# START OF Data excerpt
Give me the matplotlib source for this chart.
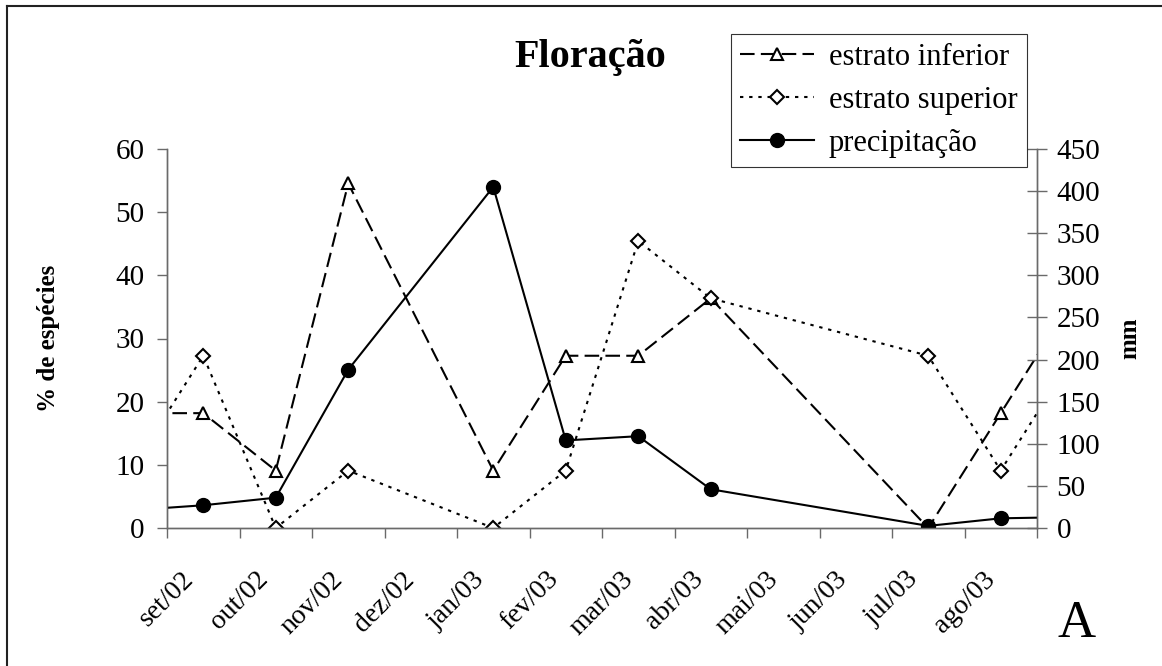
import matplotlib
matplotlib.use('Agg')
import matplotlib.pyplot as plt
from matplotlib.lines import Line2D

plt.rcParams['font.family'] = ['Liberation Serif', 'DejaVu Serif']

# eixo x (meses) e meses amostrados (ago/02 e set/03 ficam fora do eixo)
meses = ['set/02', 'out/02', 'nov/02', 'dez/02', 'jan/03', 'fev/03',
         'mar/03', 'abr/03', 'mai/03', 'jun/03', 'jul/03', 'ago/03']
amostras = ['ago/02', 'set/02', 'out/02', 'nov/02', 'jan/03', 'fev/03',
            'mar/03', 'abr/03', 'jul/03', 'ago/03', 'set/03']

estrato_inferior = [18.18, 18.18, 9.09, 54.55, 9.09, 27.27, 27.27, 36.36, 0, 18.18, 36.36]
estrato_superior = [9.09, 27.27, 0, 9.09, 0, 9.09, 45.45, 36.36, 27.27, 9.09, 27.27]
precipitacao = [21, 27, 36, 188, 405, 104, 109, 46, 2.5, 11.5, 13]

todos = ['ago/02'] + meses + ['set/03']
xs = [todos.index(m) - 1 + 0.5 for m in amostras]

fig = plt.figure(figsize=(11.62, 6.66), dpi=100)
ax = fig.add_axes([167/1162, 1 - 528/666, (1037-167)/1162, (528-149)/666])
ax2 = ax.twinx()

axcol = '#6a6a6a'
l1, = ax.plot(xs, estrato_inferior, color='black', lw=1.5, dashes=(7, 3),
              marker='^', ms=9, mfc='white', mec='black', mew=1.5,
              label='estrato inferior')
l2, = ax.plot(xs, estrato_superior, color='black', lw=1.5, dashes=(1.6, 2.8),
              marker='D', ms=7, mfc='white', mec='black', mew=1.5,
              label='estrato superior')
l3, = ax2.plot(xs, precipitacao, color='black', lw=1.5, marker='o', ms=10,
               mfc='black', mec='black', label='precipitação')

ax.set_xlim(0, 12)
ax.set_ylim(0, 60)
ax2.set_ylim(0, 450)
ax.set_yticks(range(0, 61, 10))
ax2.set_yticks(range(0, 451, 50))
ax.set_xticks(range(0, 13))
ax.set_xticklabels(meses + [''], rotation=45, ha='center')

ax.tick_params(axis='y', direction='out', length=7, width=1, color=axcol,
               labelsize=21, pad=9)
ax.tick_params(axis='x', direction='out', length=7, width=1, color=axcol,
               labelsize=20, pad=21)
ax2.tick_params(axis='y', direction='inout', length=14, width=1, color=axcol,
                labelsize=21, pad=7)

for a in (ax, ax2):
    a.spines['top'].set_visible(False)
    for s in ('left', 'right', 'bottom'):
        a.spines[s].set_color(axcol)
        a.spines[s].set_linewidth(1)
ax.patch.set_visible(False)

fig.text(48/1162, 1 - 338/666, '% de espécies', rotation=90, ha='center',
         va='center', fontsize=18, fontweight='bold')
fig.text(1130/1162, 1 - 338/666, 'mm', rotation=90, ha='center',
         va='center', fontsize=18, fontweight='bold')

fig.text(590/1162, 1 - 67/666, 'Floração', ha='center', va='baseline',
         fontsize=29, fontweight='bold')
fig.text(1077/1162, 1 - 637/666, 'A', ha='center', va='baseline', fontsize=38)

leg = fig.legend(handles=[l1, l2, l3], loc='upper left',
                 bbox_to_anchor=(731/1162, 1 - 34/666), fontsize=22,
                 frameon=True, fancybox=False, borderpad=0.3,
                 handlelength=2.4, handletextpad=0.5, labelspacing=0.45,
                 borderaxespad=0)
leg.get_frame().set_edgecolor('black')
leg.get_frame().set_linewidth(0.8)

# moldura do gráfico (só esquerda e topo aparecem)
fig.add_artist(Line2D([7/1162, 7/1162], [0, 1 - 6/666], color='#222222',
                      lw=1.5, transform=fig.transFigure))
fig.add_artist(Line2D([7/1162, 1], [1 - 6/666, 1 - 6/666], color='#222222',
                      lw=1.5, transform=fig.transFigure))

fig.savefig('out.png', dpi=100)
# END OF Data excerpt
Write out the material above again, word for word, minus its pictures.

Give me the matplotlib source for this chart.
import matplotlib
matplotlib.use('Agg')
import matplotlib.pyplot as plt
from matplotlib.lines import Line2D

plt.rcParams['font.family'] = ['Liberation Serif', 'DejaVu Serif']

# eixo x (meses) e meses amostrados (ago/02 e set/03 ficam fora do eixo)
meses = ['set/02', 'out/02', 'nov/02', 'dez/02', 'jan/03', 'fev/03',
         'mar/03', 'abr/03', 'mai/03', 'jun/03', 'jul/03', 'ago/03']
amostras = ['ago/02', 'set/02', 'out/02', 'nov/02', 'jan/03', 'fev/03',
            'mar/03', 'abr/03', 'jul/03', 'ago/03', 'set/03']

estrato_inferior = [18.18, 18.18, 9.09, 54.55, 9.09, 27.27, 27.27, 36.36, 0, 18.18, 36.36]
estrato_superior = [9.09, 27.27, 0, 9.09, 0, 9.09, 45.45, 36.36, 27.27, 9.09, 27.27]
precipitacao = [21, 27, 36, 188, 405, 104, 109, 46, 2.5, 11.5, 13]

todos = ['ago/02'] + meses + ['set/03']
xs = [todos.index(m) - 1 + 0.5 for m in amostras]

fig = plt.figure(figsize=(11.62, 6.66), dpi=100)
ax = fig.add_axes([167/1162, 1 - 528/666, (1037-167)/1162, (528-149)/666])
ax2 = ax.twinx()

axcol = '#6a6a6a'
l1, = ax.plot(xs, estrato_inferior, color='black', lw=1.5, dashes=(7, 3),
              marker='^', ms=9, mfc='white', mec='black', mew=1.5,
              label='estrato inferior')
l2, = ax.plot(xs, estrato_superior, color='black', lw=1.5, dashes=(1.6, 2.8),
              marker='D', ms=7, mfc='white', mec='black', mew=1.5,
              label='estrato superior')
l3, = ax2.plot(xs, precipitacao, color='black', lw=1.5, marker='o', ms=10,
               mfc='black', mec='black', label='precipitação')

ax.set_xlim(0, 12)
ax.set_ylim(0, 60)
ax2.set_ylim(0, 450)
ax.set_yticks(range(0, 61, 10))
ax2.set_yticks(range(0, 451, 50))
ax.set_xticks(range(0, 13))
ax.set_xticklabels(meses + [''], rotation=45, ha='center')

ax.tick_params(axis='y', direction='out', length=7, width=1, color=axcol,
               labelsize=21, pad=9)
ax.tick_params(axis='x', direction='out', length=7, width=1, color=axcol,
               labelsize=20, pad=21)
ax2.tick_params(axis='y', direction='inout', length=14, width=1, color=axcol,
                labelsize=21, pad=7)

for a in (ax, ax2):
    a.spines['top'].set_visible(False)
    for s in ('left', 'right', 'bottom'):
        a.spines[s].set_color(axcol)
        a.spines[s].set_linewidth(1)
ax.patch.set_visible(False)

fig.text(48/1162, 1 - 338/666, '% de espécies', rotation=90, ha='center',
         va='center', fontsize=18, fontweight='bold')
fig.text(1130/1162, 1 - 338/666, 'mm', rotation=90, ha='center',
         va='center', fontsize=18, fontweight='bold')

fig.text(590/1162, 1 - 67/666, 'Floração', ha='center', va='baseline',
         fontsize=29, fontweight='bold')
fig.text(1077/1162, 1 - 637/666, 'A', ha='center', va='baseline', fontsize=38)

leg = fig.legend(handles=[l1, l2, l3], loc='upper left',
                 bbox_to_anchor=(731/1162, 1 - 34/666), fontsize=22,
                 frameon=True, fancybox=False, borderpad=0.3,
                 handlelength=2.4, handletextpad=0.5, labelspacing=0.45,
                 borderaxespad=0)
leg.get_frame().set_edgecolor('black')
leg.get_frame().set_linewidth(0.8)

# moldura do gráfico (só esquerda e topo aparecem)
fig.add_artist(Line2D([7/1162, 7/1162], [0, 1 - 6/666], color='#222222',
                      lw=1.5, transform=fig.transFigure))
fig.add_artist(Line2D([7/1162, 1], [1 - 6/666, 1 - 6/666], color='#222222',
                      lw=1.5, transform=fig.transFigure))

fig.savefig('out.png', dpi=100)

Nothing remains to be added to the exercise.